── Data for processing
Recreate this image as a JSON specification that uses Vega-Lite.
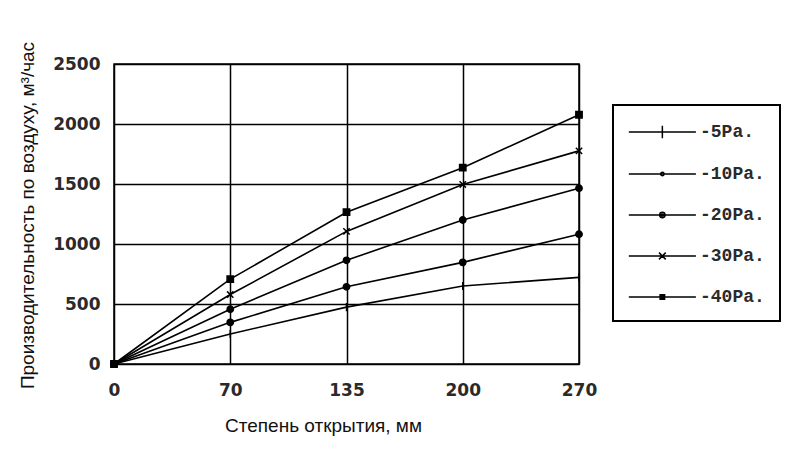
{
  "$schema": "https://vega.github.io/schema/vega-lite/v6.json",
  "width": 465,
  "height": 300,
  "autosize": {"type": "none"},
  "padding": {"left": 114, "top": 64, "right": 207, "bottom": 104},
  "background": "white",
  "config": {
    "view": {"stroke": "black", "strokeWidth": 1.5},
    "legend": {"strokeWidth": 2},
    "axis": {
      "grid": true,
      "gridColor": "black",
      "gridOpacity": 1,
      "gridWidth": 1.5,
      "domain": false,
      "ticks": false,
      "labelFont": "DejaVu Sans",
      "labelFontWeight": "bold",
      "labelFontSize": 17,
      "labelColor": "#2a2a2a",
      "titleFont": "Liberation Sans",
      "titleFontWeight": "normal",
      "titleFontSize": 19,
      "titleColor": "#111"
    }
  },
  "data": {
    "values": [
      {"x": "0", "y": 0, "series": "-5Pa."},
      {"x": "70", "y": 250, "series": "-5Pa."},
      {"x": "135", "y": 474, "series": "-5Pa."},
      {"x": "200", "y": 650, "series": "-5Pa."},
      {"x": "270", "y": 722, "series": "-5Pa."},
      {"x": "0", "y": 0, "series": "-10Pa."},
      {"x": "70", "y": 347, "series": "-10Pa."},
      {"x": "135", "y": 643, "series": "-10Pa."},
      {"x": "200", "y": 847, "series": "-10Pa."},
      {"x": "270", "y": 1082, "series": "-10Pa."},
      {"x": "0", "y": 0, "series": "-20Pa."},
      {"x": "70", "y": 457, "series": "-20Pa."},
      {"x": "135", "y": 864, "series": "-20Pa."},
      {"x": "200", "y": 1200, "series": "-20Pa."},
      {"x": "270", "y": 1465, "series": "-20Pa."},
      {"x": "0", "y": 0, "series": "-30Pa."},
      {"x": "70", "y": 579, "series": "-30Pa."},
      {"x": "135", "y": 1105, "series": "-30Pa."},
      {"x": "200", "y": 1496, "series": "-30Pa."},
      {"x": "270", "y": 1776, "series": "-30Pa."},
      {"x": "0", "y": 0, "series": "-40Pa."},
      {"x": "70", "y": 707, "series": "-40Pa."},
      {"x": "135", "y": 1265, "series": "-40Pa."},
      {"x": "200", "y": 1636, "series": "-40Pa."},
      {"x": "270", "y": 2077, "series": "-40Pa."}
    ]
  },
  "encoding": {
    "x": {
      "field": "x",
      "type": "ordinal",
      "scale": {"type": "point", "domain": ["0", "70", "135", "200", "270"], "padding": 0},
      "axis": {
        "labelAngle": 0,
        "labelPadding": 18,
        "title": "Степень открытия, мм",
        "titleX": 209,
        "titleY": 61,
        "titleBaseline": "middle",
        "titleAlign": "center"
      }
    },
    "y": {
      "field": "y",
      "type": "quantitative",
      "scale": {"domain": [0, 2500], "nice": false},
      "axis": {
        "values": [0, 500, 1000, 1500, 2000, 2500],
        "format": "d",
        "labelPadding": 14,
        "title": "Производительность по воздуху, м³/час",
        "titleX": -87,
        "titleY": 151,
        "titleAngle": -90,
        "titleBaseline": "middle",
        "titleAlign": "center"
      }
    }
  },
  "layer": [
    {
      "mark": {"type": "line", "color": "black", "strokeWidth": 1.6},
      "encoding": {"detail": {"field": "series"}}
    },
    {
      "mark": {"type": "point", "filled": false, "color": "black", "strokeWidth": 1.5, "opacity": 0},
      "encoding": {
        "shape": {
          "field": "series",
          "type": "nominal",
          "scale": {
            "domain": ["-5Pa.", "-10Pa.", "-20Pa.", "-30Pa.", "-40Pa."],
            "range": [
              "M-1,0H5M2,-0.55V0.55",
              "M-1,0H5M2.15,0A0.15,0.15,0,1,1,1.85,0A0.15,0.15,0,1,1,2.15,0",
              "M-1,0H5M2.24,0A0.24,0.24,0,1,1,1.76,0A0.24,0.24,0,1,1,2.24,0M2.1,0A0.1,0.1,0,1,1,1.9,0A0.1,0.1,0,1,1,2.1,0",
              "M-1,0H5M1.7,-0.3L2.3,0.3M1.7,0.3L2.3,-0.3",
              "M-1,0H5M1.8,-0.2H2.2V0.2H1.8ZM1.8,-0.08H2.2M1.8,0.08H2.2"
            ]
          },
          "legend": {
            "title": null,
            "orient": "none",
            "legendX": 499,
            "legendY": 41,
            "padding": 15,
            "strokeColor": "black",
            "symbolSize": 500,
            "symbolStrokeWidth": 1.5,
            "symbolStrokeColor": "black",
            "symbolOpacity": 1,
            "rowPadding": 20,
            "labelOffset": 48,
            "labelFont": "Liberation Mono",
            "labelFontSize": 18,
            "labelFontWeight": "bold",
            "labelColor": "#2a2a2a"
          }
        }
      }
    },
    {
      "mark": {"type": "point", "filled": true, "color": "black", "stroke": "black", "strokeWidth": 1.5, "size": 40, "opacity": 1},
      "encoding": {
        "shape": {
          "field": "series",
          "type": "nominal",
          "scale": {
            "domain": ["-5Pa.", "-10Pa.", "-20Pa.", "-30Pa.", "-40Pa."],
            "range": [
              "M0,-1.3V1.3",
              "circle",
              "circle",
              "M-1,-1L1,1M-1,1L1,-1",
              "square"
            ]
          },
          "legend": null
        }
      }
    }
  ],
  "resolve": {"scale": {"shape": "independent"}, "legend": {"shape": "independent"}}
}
────
── Data for processing
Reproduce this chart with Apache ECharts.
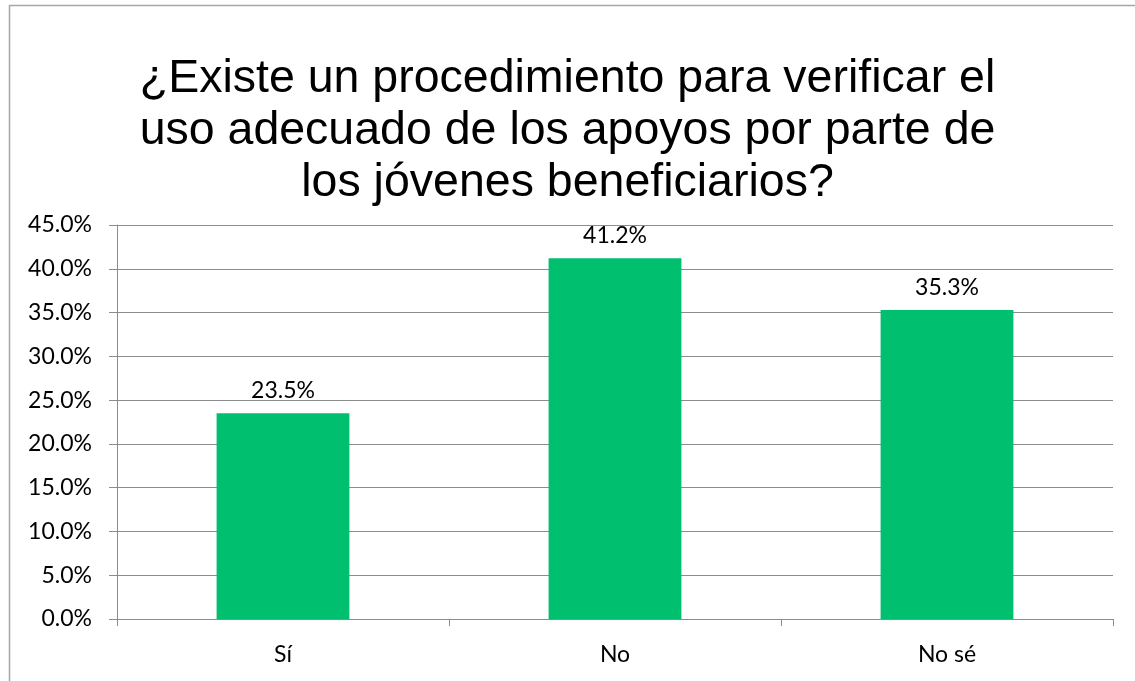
────
── Data for processing
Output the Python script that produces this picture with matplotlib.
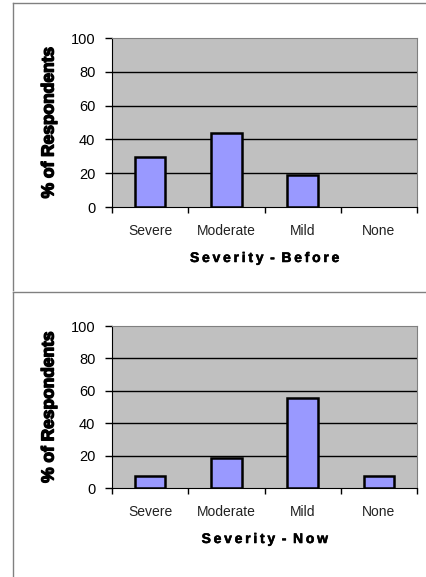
────
-- What you are asked to do --
Give the number of lines in the records that contain the string "this", and nothing besides.

-- Exercise result --
3